Monday, August 16, 2010

Sunday Night Economic Assessment

The US Industrial economy eased off again last week (if pipeline scheduling is correct) as industrial production slipped, while consumer spending surged on the heals of an announced resumption of quantitative easing (purchasing of treasury debt) by the Federal Reserve.

The Production Index (In terms of its 28-day moving average of gas-flow scheduling into US industrial facilities) dropped for its fourth straight week, declining to 115.0 (from last weeks 115.5), It's lowest level since May 5th. In its dailies the index started soft but ended the week with daily activity roughly in line with the prior week.

The paperboard-based Consumption Index surged robustly within the week (2nd up week in a row), soaring to 135.5 (from last weeks 128.0), its highest level since March 10th.

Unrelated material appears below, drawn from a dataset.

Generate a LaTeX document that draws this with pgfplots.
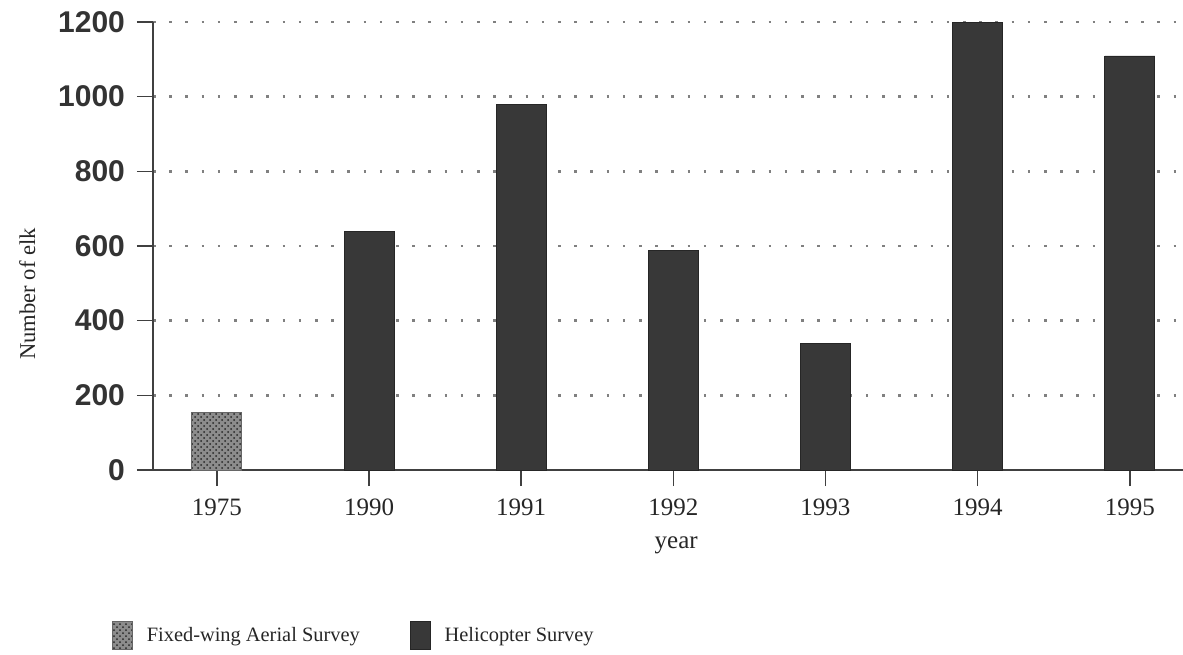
\documentclass[border=0pt]{standalone}
\usepackage{fontspec}
\setmainfont{Liberation Serif}
\newfontfamily\sansfont{Liberation Sans}
\usepackage{pgfplots}
\pgfplotsset{compat=1.18}
\usetikzlibrary{patterns}

\begin{document}
\begin{tikzpicture}
\path[use as bounding box] (-76.5pt,-92pt) rectangle (515pt,235pt);
\begin{axis}[
  scale only axis, width=515pt, height=224pt,
  at={(0,0)}, anchor=south west,
  ybar, bar width=25pt,
  xmin=-0.42, xmax=6.35, ymin=0, ymax=1200,
  xtick={0,...,6},
  xticklabels={1975,1990,1991,1992,1993,1994,1995},
  ytick={0,200,...,1200},
  /pgf/number format/assume math mode=true,
  /pgf/number format/1000 sep={},
  axis x line=bottom, axis y line=left,
  axis line style={-, black!75, line width=1pt},
  tick align=outside, major tick length=8pt,
  tick style={black!75, line width=0.8pt},
  ymajorgrids,
  grid style={black!50, line width=1.3pt, dash pattern=on 1.3pt off 6.8pt},
  yticklabel style={font=\sansfont\bfseries\fontsize{15}{17}\selectfont, text=black!80, xshift=-2.5pt},
  xticklabel style={font=\fontsize{12.5}{14}\selectfont, text=black!85, yshift=-3pt},
  xlabel={year},
  xlabel style={at={(axis description cs:0.508,-0.167)}, anchor=center, font=\fontsize{12.5}{14}\selectfont, text=black!85},
  ylabel={Number of elk},
  ylabel style={at={(axis description cs:-0.122,0.393)}, anchor=center, rotate=0, font=\fontsize{11.3}{13}\selectfont, text=black!85},
  legend style={at={(axis description cs:-0.046,-0.37)}, anchor=west, draw=none, fill=none,
    legend columns=2, font=\fontsize{10.2}{12}\selectfont, text=black!85,
    /tikz/every even column/.append style={column sep=23pt},
    /tikz/every odd column/.append style={column sep=5pt}},
  legend image code/.code={\path[#1] (0pt,-7pt) rectangle (10pt,7pt);},
]
\addplot[bar shift=0pt, fill=black!45, draw=black!60,
  postaction={pattern=crosshatch dots, pattern color=black!85}]
  coordinates {(0,155)};
\addlegendentry{Fixed-wing Aerial Survey}
\addplot[bar shift=0pt, fill=black!78, draw=black!85]
  coordinates {(1,640) (2,980) (3,587) (4,338) (5,1200) (6,1109)};
\addlegendentry{Helicopter Survey}
\end{axis}
\end{tikzpicture}
\end{document}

In its dailies the measure started firm at the beginning of the week then built upon that momentum throughout the week.

The Inventories measure (the cumulative weekly difference between the Production Index and the Consumption Index) continued its pattern of re-accelerating decline.

On balance, the US economy looks to be underpinned by a thick cushion of excess of consumption over industrial production, and by recent gains in consumption. Deep divisions of optimism between the consumptive and productive ends of US society also remain evident in the disconnect between the gaining consumption index vs the declining production index, not to mention the ever-dwindling inventories measure.

If the implied surge in consumer spending can hold, it should argue for the resumption of US economic growth as factories respond to increased consumer activity, accommodating it by increased production scheduling.

The Federal Reserve announced last week that it would resume quantitative easing, a move that (though very much late) is necessary to keep us out of depression. I have very deep concerns of the rationality of past Federal Reserve & Governmental monetary policies, and have deep concerns of the practicality of its monetary-measurement-systems. I see the US as a country pulled into a sewer of debt by continuing patterns of monetary outflows resulting in a situation where the US "Money Supply" is a gigantic short position (private sector plus public sector) covered by ridiculous methods of accounting (we count dollar-assets without deducting dollar-liabilities).

If businesses were allowed to value themselves the same way the Feds count money supply, the big banks that failed the last couple of years, and GM and Chrysler, would have been shown to be worth a fortune... right before the days that they all went bankrupt! No wonder they never audit the Federal Reserve!